The ultimate goal for seismology has always been prediction: to state with certainty when and where the next big earthquake will strike. This, however, remains a scientific holy grail. The geological processes are simply too complex and chaotic. While we can identify high-risk areas and calculate long-term probabilities (e.g., “a 60% chance of a major quake in this region in the next 30 years”), precise, short-term prediction is not yet possible. However, a different and highly successful approach has emerged: forecasting and early warning. Because the electronic signals from seismometers travel far faster than the seismic waves themselves, it is possible to create an Earthquake Early Warning System. When a quake begins, sensors near the epicenter detect the initial, less-destructive P-waves. An alert is instantly broadcast to surrounding areas. This gives people precious seconds—or even a minute or two, depending on their distance from the epicenter—before the more damaging S-waves and surface waves arrive. This brief window is enough time to slow down high-speed trains, halt surgeries, shut off gas mains, and allow people to “drop, cover, and hold on.” Systems in Japan, Mexico, and the West Coast of the United States are pioneering this technology, turning a once-unpredictable terror into a manageable hazard with a brief, but life-saving, countdown.

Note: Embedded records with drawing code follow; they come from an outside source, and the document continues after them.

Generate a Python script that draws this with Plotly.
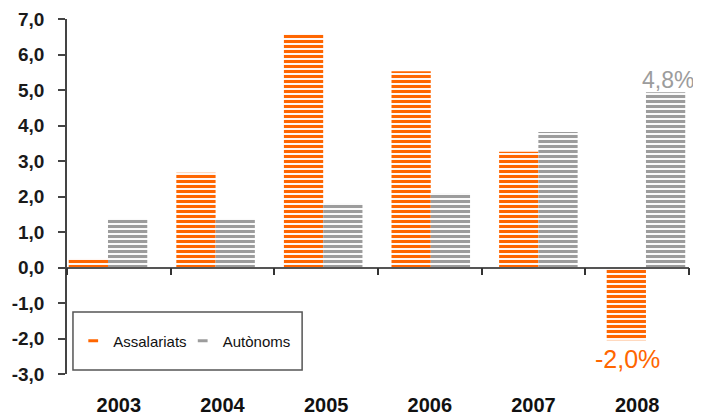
import plotly.graph_objects as go

# ---- data ----
years = [2003, 2004, 2005, 2006, 2007, 2008]
year_labels = ["2003", "2004", "2005", "2006", "2007", "2008"]
assalariats = [0.25, 2.67, 6.58, 5.53, 3.26, -2.05]
autonoms = [1.37, 1.37, 1.80, 2.10, 3.82, 4.94]
series_names = ["Assalariats", "Autònoms"]
y_ticks = [-3, -2, -1, 0, 1, 2, 3, 4, 5, 6, 7]
y_tick_labels = [f"{v:.1f}".replace(".", ",") for v in y_ticks]
label_assalariats_2008 = "-2,0%"
label_autonoms_2008 = "4,8%"

ORANGE = "#FF6600"
GRAY = "#9C9C9C"
FONT = "Liberation Sans"

fig = go.Figure()

for name, vals, col in [(series_names[0], assalariats, ORANGE),
                        (series_names[1], autonoms, GRAY)]:
    fig.add_trace(go.Bar(
        x=years, y=vals, name=name, showlegend=False,
        marker=dict(color=col, line=dict(width=0),
                    pattern=dict(shape="-", fgcolor=col, bgcolor="white",
                                 size=5, solidity=0.62, fillmode="replace")),
        xaxis="x", yaxis="y", hoverinfo="x+y",
    ))

# legend entries (short dash symbols), one per legend for exact placement
for name, col, lg in [(series_names[0], ORANGE, "legend"),
                      (series_names[1], GRAY, "legend2")]:
    fig.add_trace(go.Scatter(
        x=[None], y=[None], mode="markers", name=name, legend=lg,
        marker=dict(symbol="line-ew", size=7, color=col,
                    line=dict(width=3, color=col)),
        xaxis="x", yaxis="y",
    ))

# invisible anchors so that the label axis and the zero axis are drawn
for ax in ["x2", "x3"]:
    fig.add_trace(go.Scatter(x=[None], y=[None], mode="markers",
                             showlegend=False, hoverinfo="skip",
                             xaxis=ax, yaxis="y"))

boundaries = [years[0] - 0.5 + i for i in range(len(years) + 1)]

legend_style = dict(orientation="h", y=0.093, xanchor="left",
                    yanchor="middle", font=dict(size=15, color="#111"),
                    itemwidth=30, bgcolor="rgba(0,0,0,0)", borderwidth=0)

# the page body has an 8px margin, so the figure is 8px smaller
fig.update_layout(
    width=693, height=409,
    margin=dict(l=59, r=12, t=11, b=43, autoexpand=False),
    paper_bgcolor="white", plot_bgcolor="white",
    font=dict(family=FONT, color="#1a1a1a"),
    bargap=0.27, bargroupgap=0,
    showlegend=True,
    legend=dict(x=0.010, **legend_style),
    legend2=dict(x=0.186, **legend_style),
    xaxis=dict(range=[2002.619, 2008.400], visible=False, fixedrange=True,
               automargin=False),
    xaxis2=dict(overlaying="x", anchor="y", side="bottom",
                range=[years[0] - 0.5, years[-1] + 0.5],
                tickmode="array", tickvals=years, ticktext=year_labels,
                ticks="outside", ticklen=13, tickcolor="rgba(0,0,0,0)",
                showline=False, showgrid=False, zeroline=False,
                automargin=False,
                tickfont=dict(size=20, family=FONT, color="#111",
                              weight="bold")),
    xaxis3=dict(overlaying="x", anchor="free", position=0.3,
                range=[years[0] - 0.5, years[-1] + 0.5],
                tickmode="array", tickvals=boundaries,
                ticks="outside", ticklen=7, tickwidth=1.5, tickcolor="#333",
                showline=True, linecolor="#555", linewidth=1.5,
                showticklabels=False, showgrid=False, zeroline=False,
                automargin=False),
    yaxis=dict(range=[-3, 7], tickmode="array", tickvals=y_ticks,
               ticktext=y_tick_labels, ticks="outside", ticklen=7,
               tickwidth=1.5, tickcolor="#444", showline=True,
               linecolor="#444", linewidth=1.5, showgrid=False,
               zeroline=False, automargin=False, ticklabelstandoff=10,
               tickfont=dict(size=19, family=FONT, color="#1a1a1a",
                             weight="bold")),
    shapes=[dict(type="rect", xref="paper", yref="paper",
                 x0=0.0096, x1=0.378, y0=0.0113, y1=0.1746,
                 line=dict(color="#555", width=1.5), fillcolor="white",
                 layer="below")],
    annotations=[
        dict(x=years[-1], y=autonoms[-1], xref="x", yref="y",
             text=label_autonoms_2008, showarrow=False, xanchor="center",
             yanchor="bottom", xshift=22, yshift=-3,
             font=dict(size=23, family=FONT, color=GRAY)),
        dict(x=years[-1], y=assalariats[-1], xref="x", yref="y",
             text=label_assalariats_2008, showarrow=False, xanchor="center",
             yanchor="top", xshift=-18, yshift=-3,
             font=dict(size=25, family=FONT, color=ORANGE)),
    ],
)

fig.write_html("out.html")
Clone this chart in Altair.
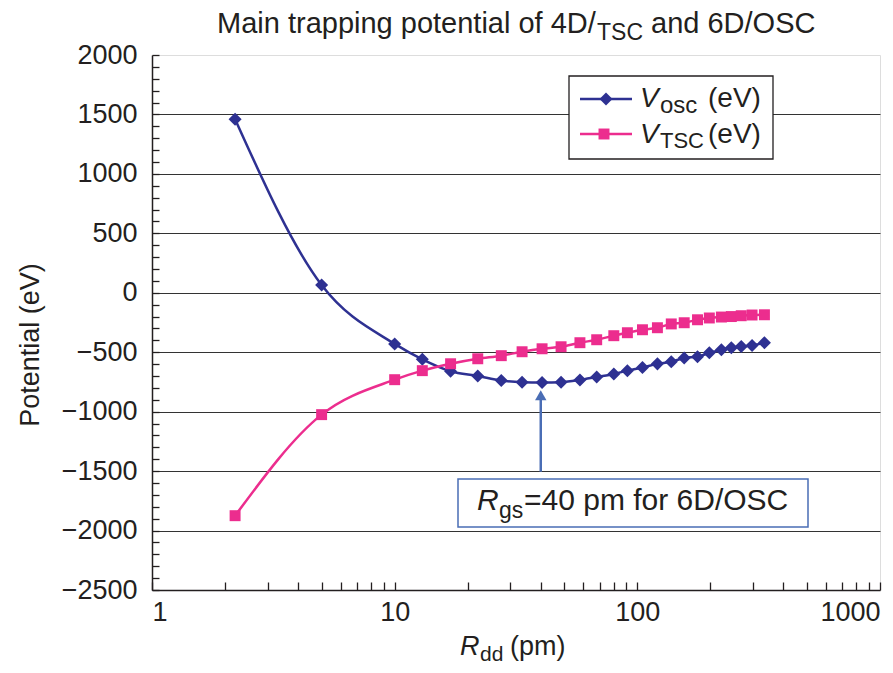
import altair as alt
import pandas as pd

# ---------------- data ----------------
R_OSC = [2.2, 5.0, 10, 13, 17, 22, 27.5, 33.5, 40.5, 48.5, 58, 68, 80, 91, 105,
         121, 138, 156, 177, 198, 222, 244, 268, 297, 334]
V_OSC = [1460, 65, -430, -560, -660, -700, -738, -752, -755, -752, -733, -708,
         -683, -655, -628, -598, -580, -548, -538, -505, -480, -462, -452, -443, -420]
R_TSC = [2.2, 5.0, 10, 13, 17, 22, 27.5, 33.5, 40.5, 48.5, 58, 68, 80, 91, 105,
         121, 138, 156, 177, 198, 222, 244, 268, 297, 334]
V_TSC = [-1875, -1025, -731, -655, -597, -555, -529, -496, -471, -454, -420, -395,
         -361, -336, -311, -294, -262, -252, -227, -212, -204, -200, -193, -187, -185]

ARROW_R = [40, 40]
ARROW_V = [-1505, -875]
ARROW_HEAD_V = [-862]

X_LABELS = [1, 10, 100, 1000]
X_MINOR = [1, 2, 3, 4, 5, 6, 7, 8, 9, 10, 20, 30, 40, 50, 60, 70, 80, 90,
           100, 200, 300, 400, 500, 600, 700, 800, 900, 1000]
Y_LABELS = [-2500, -2000, -1500, -1000, -500, 0, 500, 1000, 1500, 2000]
Y_GRID = [-2000, -1500, -1000, -500, 0, 500, 1000, 1500]
Y_MINOR = list(range(-2500, 2001, 100))

TITLE_PARTS = ["Main trapping potential of 4D/", "TSC", "and 6D/OSC"]
LEG_OSC = ["V", "osc", "(eV)"]
LEG_TSC = ["V", "TSC", "(eV)"]
NOTE_PARTS = ["R", "gs", "=40 pm for 6D/OSC"]
XTITLE_PARTS = ["R", "dd", "(pm)"]
Y_TITLE = "Potential (eV)"

# ---------------- style ----------------
FONT = "Liberation Sans"
INK = "#231f20"
NAVY = "#2e3192"
PINK = "#ec2d8e"
BLUE = "#4a6db5"
W, H = 728, 535

xs = alt.Scale(type="log", domain=[1, 1000], nice=False)
ys = alt.Scale(domain=[-2500, 2000], nice=False, zero=False)

osc = pd.DataFrame({"R": R_OSC, "V": V_OSC})
tsc = pd.DataFrame({"R": R_TSC, "V": V_TSC})
arrow = pd.DataFrame({"R": ARROW_R, "V": ARROW_V})
head = pd.DataFrame({"R": [ARROW_R[0]], "V": ARROW_HEAD_V})

# main axes: labels + domain
osc_line = alt.Chart(osc).mark_line(interpolate="monotone", color=NAVY, strokeWidth=2.5).encode(
    x=alt.X("R:Q", scale=xs, axis=alt.Axis(
        orient="bottom", values=X_LABELS, format="d", ticks=False, grid=False,
        domainColor=INK, domainWidth=1.5, labelFont=FONT, labelFontSize=27,
        labelColor=INK, labelPadding=9, title=None)),
    y=alt.Y("V:Q", scale=ys, axis=alt.Axis(
        orient="left", values=Y_LABELS, format="d", ticks=False, grid=False,
        domainColor=INK, domainWidth=1.5, labelFont=FONT, labelFontSize=27,
        labelColor=INK, labelPadding=15, title=Y_TITLE, titleFont=FONT,
        titleFontSize=27, titleFontWeight="normal", titleColor=INK,
        titleX=-122, titleY=H / 2 + 22, titleAngle=270, titleAlign="center",
        titleBaseline="middle")),
)

# grid lines
osc_pts = alt.Chart(osc).mark_point(shape="diamond", filled=True, size=170, color=NAVY, opacity=1).encode(
    x=alt.X("R:Q", scale=xs, axis=None),
    y=alt.Y("V:Q", scale=ys, axis=alt.Axis(
        orient="left", values=Y_GRID, grid=True, gridColor="#333333", gridWidth=1.1,
        labels=False, ticks=False, domain=False, title=None)),
)

# inward minor ticks
tsc_line = alt.Chart(tsc).mark_line(interpolate="monotone", color=PINK, strokeWidth=2.5).encode(
    x=alt.X("R:Q", scale=xs, axis=alt.Axis(
        orient="top", offset=-H, values=X_MINOR, ticks=True, tickSize=8,
        tickColor=INK, tickWidth=1.3, labels=False, domain=False, grid=False, title=None)),
    y=alt.Y("V:Q", scale=ys, axis=alt.Axis(
        orient="right", offset=-W, values=Y_MINOR, ticks=True, tickSize=7,
        tickColor=INK, tickWidth=1.3, labels=False, domain=False, grid=False, title=None)),
)

tsc_pts = alt.Chart(tsc).mark_point(shape="square", filled=True, size=120, color=PINK, opacity=1).encode(
    x=alt.X("R:Q", scale=xs, axis=None),
    y=alt.Y("V:Q", scale=ys, axis=None),
)

arrow_line = alt.Chart(arrow).mark_line(color=BLUE, strokeWidth=2.5).encode(
    x=alt.X("R:Q", scale=xs, axis=None),
    y=alt.Y("V:Q", scale=ys, axis=None),
)
arrow_head = alt.Chart(head).mark_point(shape="triangle-up", filled=True, size=130, color=BLUE, opacity=1).encode(
    x=alt.X("R:Q", scale=xs, axis=None),
    y=alt.Y("V:Q", scale=ys, axis=None),
)

one = pd.DataFrame({"k": [0]})


def box(x1, x2, y1, y2, stroke, sw):
    return alt.Chart(one).mark_rect(fill="white", stroke=stroke, strokeWidth=sw).encode(
        x=alt.value(x1), x2=alt.value(x2), y=alt.value(y1), y2=alt.value(y2))


def txt(s, x, y, size=28, italic=False, align="left", color=INK):
    return alt.Chart(pd.DataFrame({"t": [s]})).mark_text(
        align=align, baseline="alphabetic", font=FONT, fontSize=size,
        fontStyle="italic" if italic else "normal", color=color).encode(
        text="t:N", x=alt.value(x), y=alt.value(y))


def legline(x1, x2, y, color):
    return alt.Chart(one).mark_rule(color=color, strokeWidth=2.5).encode(
        x=alt.value(x1), x2=alt.value(x2), y=alt.value(y))


def legpt(x, y, shape, size, color):
    return alt.Chart(one).mark_point(shape=shape, filled=True, size=size, color=color, opacity=1).encode(
        x=alt.value(x), y=alt.value(y))


# title
title_layers = [
    txt(TITLE_PARTS[0], 65, -22, 29),
    txt(TITLE_PARTS[1], 445, -15, 23),
    txt(TITLE_PARTS[2], 499, -22, 29),
]

# legend
legend_layers = [
    box(417, 621, 21, 104, INK, 1.3),
    legline(428, 480, 44, NAVY), legpt(454, 44, "diamond", 170, NAVY),
    legline(428, 480, 79, PINK), legpt(452, 79, "square", 120, PINK),
    txt(LEG_OSC[0], 488, 52, 28, italic=True),
    txt(LEG_OSC[1], 508, 58, 24),
    txt(LEG_OSC[2], 556, 52, 28),
    txt(LEG_TSC[0], 488, 88, 28, italic=True),
    txt(LEG_TSC[1], 508, 93, 22),
    txt(LEG_TSC[2], 556, 88, 28),
]

# annotation
note_layers = [
    box(306, 656, 424, 472, BLUE, 1.5),
    txt(NOTE_PARTS[0], 325, 455, 30, italic=True),
    txt(NOTE_PARTS[1], 347, 463, 23),
    txt(NOTE_PARTS[2], 372, 455, 30),
]

# x axis title
xtitle_layers = [
    txt(XTITLE_PARTS[0], 308, 600, 27, italic=True),
    txt(XTITLE_PARTS[1], 328, 606, 21),
    txt(XTITLE_PARTS[2], 358, 600, 27),
]

chart = alt.layer(
    osc_line, osc_pts, tsc_line, tsc_pts, arrow_line, arrow_head,
    *note_layers, *legend_layers, *title_layers, *xtitle_layers,
).resolve_axis(x="independent", y="independent").properties(
    width=W, height=H,
    autosize=alt.AutoSizeParams(type="none"),
    padding={"left": 144, "top": 47, "right": 5, "bottom": 75},
).configure_view(stroke="#a0a0a0", strokeWidth=1.2).configure(background="white")

chart.save("out.html", embed_options={"renderer": "svg", "actions": False})
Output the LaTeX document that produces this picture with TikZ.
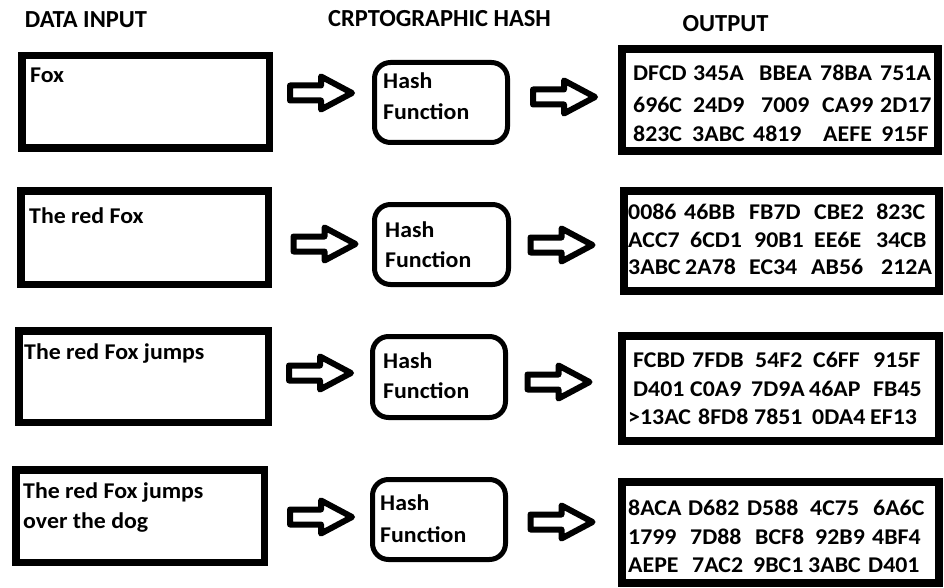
\documentclass[tikz,border=0pt]{standalone}
\usepackage{fontspec}
\setmainfont{Carlito}
\newfontfamily\bodyfont{Carlito}[FakeStretch=1.06]
\newcommand\hx[2]{\makebox[#1pt][l]{#2}}
\begin{document}
\begin{tikzpicture}[x=1pt,y=-1pt,
  inbox/.style={draw, line width=7.5pt, inner sep=0pt},
  hashbox/.style={draw, line width=5pt, rounded corners=16pt, inner sep=0pt},
  outbox/.style={draw, line width=8pt, inner sep=0pt},
  txt/.style={font=\bodyfont\bfseries\fontsize{22.5}{27}\selectfont, inner sep=0pt, anchor=base west},
  head/.style={font=\bfseries\fontsize{24.5}{28}\selectfont, inner sep=0pt, anchor=base},
  blockarrow/.pic={\draw[line width=6pt, line join=round, fill=white]
     (-31,-7.5) -- (0,-7.5) -- (0,-16.5) -- (31,0) -- (0,16.5) -- (0,7.5) -- (-31,7.5) -- cycle;}
]
\useasboundingbox (0,0) rectangle (944,588);

% headings
\node[head] (hIn)  at (86,28)    {DATA INPUT};
\node[head] (hHash) at (439.5,27) {CRPTOGRAPHIC HASH};
\node[head] (hOut) at (725.5,32) {OUTPUT};

% input boxes
\node[inbox, minimum width=247.5pt, minimum height=92.5pt] (in1) at (145.5,102) {};
\node[inbox, minimum width=247.5pt, minimum height=93.5pt] (in2) at (144.5,237.5) {};
\node[inbox, minimum width=249.5pt, minimum height=91.5pt] (in3) at (143.5,376.5) {};
\node[inbox, minimum width=248.5pt, minimum height=92.5pt] (in4) at (140,516) {};

\node[txt] (t1)  at (30,83)  {Fox};
\node[txt] (t2)  at (29,223) {The red Fox};
\node[txt] (t3)  at (24,359) {The red Fox jumps};
\node[txt] (t4a) at (23,498) {The red Fox jumps};
\node[txt] (t4b) at (23,528) {over the dog};

% hash boxes
\node[hashbox, minimum width=133pt, minimum height=80pt] (hb1) at (441,102.5) {};
\node[hashbox, minimum width=134pt, minimum height=80pt] (hb2) at (441.5,244.5) {};
\node[hashbox, minimum width=133pt, minimum height=81pt] (hb3) at (439,377) {};
\node[hashbox, minimum width=133pt, minimum height=80pt] (hb4) at (439,519.5) {};

\node[txt] (hs1a) at (383,89)  {Hash};
\node[txt] (hs1b) at (383,120) {Function};
\node[txt] (hs2a) at (385,237) {Hash};
\node[txt] (hs2b) at (385,267) {Function};
\node[txt] (hs3a) at (383,368) {Hash};
\node[txt] (hs3b) at (383,398) {Function};
\node[txt] (hs4a) at (380,510) {Hash};
\node[txt] (hs4b) at (380,542) {Function};

% arrows
\pic at (321,93)    {blockarrow};
\pic at (564,97)    {blockarrow};
\pic at (324.5,244) {blockarrow};
\pic at (561.5,245) {blockarrow};
\pic at (320,373)   {blockarrow};
\pic at (558.5,382) {blockarrow};
\pic at (321,517)   {blockarrow};
\pic at (561.5,522) {blockarrow};

% output boxes
\node[outbox, minimum width=316pt, minimum height=102pt] (ob1) at (780,100) {};
\node[outbox, minimum width=315pt, minimum height=100pt] (ob2) at (781.5,241) {};
\node[outbox, minimum width=317pt, minimum height=105pt] (ob3) at (780.5,388.5) {};
\node[outbox, minimum width=317pt, minimum height=101pt] (ob4) at (780.5,532.5) {};

\node[txt] (o1a) at (633,81)  {\hx{60}{DFCD}\hx{66}{345A}\hx{61}{BBEA}\hx{60}{78BA}751A};
\node[txt] (o1b) at (633,113) {\hx{60}{696C}\hx{68}{24D9}\hx{61}{7009}\hx{58}{CA99}2D17};
\node[txt] (o1c) at (633,142) {\hx{59}{823C}\hx{61}{3ABC}\hx{70}{4819}\hx{58}{AEFE}915F};

\node[txt] (o2a) at (628,219) {\hx{56}{0086}\hx{65}{46BB}\hx{65}{FB7D}\hx{62}{CBE2}823C};
\node[txt] (o2b) at (628,247) {\hx{62}{ACC7}\hx{64}{6CD1}\hx{60}{90B1}\hx{62}{EE6E}34CB};
\node[txt] (o2c) at (628,274) {\hx{57}{3ABC}\hx{64}{2A78}\hx{62}{EC34}\hx{70}{AB56}212A};

\node[txt] (o3a) at (633,367) {\hx{59}{FCBD}\hx{63}{7FDB}\hx{58}{54F2}\hx{60}{C6FF}915F};
\node[txt] (o3b) at (633,396) {\hx{57}{D401}\hx{61}{C0A9}\hx{58}{7D9A}\hx{64}{46AP}FB45};
\node[txt] (o3c) at (628,424) {\hx{70}{>13AC}\hx{56}{8FD8}\hx{58}{7851}\hx{58}{0DA4}EF13};

\node[txt] (o4a) at (628,515) {\hx{60}{8ACA}\hx{59}{D682}\hx{63}{D588}\hx{63}{4C75}6A6C};
\node[txt] (o4b) at (628,544) {\hx{62}{1799}\hx{65}{7D88}\hx{60}{BCF8}\hx{57}{92B9}4BF4};
\node[txt] (o4c) at (628,572) {\hx{64}{AEPE}\hx{61}{7AC2}\hx{55}{9BC1}\hx{60}{3ABC}D401};
\end{tikzpicture}
\end{document}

The final chapter in the earthquake's history is a cultural one. In cities that live under constant seismic threat—Tokyo, Santiago, San Francisco, Istanbul—the earthquake has become woven into the fabric of daily life. It has fostered a unique “seismic culture” of preparedness and resilience. Schoolchildren participate in regular earthquake drills from a young age. Families maintain “go-bags” with emergency supplies. Public service announcements remind citizens of safety procedures. This collective consciousness does not eliminate the fear, but it channels it into constructive action. It represents the culmination of our long journey: from seeing the earthquake as an inexplicable act of an angry god to understanding it as a fundamental process of our living planet, a process that we must respect, prepare for, and engineer our world around. The trembling ground will never be still, but we no longer have to face it with just fear and superstition, but with knowledge, ingenuity, and the hard-won wisdom of our shared, trembling history.